■ **INFORMATION PROVIDED**:

--- START ---

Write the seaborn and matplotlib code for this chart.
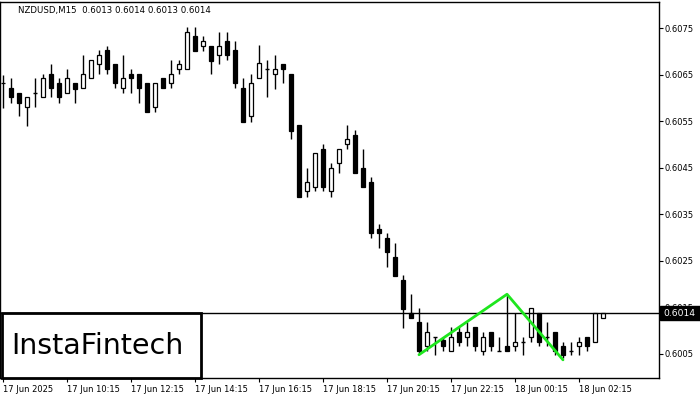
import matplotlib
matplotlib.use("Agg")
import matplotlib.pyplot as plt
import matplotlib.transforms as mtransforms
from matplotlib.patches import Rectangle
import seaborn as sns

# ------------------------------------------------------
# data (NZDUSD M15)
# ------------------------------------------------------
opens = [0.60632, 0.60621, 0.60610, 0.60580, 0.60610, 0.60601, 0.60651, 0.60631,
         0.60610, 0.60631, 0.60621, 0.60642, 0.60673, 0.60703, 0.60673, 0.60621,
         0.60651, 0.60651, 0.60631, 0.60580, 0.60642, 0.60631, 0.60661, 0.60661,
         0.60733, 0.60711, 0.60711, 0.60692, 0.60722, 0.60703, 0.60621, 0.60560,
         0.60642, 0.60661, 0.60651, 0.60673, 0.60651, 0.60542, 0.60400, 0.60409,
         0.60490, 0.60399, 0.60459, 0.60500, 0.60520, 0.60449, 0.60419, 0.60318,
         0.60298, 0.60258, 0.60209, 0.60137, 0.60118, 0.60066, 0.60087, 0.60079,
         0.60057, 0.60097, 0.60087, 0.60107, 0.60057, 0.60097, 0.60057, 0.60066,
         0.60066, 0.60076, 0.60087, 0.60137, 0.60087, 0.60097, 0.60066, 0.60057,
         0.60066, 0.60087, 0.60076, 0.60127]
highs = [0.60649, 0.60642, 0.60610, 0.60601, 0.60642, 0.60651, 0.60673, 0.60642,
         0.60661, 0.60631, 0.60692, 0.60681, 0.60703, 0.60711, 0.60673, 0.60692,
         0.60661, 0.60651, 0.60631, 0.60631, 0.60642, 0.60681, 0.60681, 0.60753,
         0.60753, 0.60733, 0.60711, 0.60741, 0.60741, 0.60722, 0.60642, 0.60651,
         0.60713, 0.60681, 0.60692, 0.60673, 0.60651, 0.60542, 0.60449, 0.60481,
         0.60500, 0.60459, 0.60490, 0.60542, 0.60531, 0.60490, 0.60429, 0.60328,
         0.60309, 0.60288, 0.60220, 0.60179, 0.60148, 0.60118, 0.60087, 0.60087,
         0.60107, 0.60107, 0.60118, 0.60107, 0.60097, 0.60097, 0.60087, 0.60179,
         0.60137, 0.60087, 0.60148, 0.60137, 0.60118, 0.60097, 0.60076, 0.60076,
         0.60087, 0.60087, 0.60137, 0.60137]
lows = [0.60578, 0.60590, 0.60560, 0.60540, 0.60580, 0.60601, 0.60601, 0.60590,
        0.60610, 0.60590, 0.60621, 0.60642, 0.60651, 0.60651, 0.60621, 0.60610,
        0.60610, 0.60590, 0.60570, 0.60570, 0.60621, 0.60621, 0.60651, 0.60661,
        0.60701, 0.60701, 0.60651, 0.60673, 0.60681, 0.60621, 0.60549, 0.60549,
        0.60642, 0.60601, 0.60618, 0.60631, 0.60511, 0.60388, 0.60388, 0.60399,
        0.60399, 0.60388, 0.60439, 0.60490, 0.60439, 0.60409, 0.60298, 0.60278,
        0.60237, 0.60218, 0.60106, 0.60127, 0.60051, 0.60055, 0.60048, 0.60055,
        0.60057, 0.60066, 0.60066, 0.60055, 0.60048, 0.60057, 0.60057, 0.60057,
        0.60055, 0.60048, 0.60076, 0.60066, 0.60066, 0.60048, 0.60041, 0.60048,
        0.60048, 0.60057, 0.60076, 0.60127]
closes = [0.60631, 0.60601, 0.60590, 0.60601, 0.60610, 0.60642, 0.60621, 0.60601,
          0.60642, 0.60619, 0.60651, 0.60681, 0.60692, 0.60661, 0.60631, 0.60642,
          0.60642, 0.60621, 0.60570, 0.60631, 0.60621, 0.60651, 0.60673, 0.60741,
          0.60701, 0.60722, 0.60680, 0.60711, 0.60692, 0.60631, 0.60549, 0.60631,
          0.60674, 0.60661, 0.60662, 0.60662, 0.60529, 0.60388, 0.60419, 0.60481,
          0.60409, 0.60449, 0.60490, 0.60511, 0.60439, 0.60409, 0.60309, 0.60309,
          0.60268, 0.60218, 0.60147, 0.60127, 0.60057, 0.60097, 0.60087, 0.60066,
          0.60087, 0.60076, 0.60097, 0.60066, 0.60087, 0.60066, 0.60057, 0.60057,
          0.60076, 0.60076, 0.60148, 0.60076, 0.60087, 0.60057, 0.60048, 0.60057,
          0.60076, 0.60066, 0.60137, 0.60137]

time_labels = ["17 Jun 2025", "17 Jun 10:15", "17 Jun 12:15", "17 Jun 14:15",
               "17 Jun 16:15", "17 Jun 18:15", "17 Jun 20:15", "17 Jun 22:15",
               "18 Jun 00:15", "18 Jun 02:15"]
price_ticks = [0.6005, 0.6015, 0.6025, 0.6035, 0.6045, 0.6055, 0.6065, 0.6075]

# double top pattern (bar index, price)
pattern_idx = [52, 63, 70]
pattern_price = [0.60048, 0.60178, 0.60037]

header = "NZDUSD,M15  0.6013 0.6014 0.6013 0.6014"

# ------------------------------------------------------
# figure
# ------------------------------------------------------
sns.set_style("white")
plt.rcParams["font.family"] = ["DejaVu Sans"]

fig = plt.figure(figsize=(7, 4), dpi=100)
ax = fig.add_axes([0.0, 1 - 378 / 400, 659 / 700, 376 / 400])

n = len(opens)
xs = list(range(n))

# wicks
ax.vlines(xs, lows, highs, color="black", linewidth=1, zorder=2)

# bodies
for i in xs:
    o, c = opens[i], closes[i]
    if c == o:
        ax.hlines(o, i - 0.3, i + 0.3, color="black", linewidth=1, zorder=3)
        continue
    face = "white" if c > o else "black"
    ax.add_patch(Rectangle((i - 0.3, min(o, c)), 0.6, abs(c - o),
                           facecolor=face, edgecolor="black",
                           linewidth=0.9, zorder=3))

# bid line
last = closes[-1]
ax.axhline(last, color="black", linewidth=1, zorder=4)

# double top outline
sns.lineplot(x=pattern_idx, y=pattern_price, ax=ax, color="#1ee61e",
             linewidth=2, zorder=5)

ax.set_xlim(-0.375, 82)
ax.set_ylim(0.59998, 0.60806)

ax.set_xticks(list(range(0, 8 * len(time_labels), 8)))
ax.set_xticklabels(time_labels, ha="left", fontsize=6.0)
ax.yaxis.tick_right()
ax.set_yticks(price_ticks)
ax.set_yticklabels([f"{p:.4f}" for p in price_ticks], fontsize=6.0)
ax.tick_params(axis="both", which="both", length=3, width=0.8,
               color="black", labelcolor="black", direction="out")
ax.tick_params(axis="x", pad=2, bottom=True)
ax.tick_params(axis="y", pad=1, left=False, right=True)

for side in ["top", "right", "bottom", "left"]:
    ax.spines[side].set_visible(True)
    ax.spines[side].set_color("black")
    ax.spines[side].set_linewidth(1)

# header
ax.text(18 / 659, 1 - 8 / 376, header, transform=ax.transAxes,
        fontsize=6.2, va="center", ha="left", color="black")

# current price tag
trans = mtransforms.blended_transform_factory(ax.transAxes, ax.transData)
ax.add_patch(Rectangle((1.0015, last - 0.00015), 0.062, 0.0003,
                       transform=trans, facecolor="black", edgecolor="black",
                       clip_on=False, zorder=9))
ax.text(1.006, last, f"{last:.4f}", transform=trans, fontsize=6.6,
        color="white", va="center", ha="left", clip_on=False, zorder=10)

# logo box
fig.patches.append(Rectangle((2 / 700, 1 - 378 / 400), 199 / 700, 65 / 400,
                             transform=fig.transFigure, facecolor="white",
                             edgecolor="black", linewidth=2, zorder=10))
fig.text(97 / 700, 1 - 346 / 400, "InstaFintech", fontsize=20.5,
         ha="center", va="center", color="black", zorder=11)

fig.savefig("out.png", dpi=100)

--- END ---

■ **WHAT TO PRODUCE**:
Take the lines from the start of the material to the line with "import seaborn as sns", both included, and transcribe them exactly without the pictures.

■ **WRITTEN RESPONSE**:
Write the seaborn and matplotlib code for this chart.
import matplotlib
matplotlib.use("Agg")
import matplotlib.pyplot as plt
import matplotlib.transforms as mtransforms
from matplotlib.patches import Rectangle
import seaborn as sns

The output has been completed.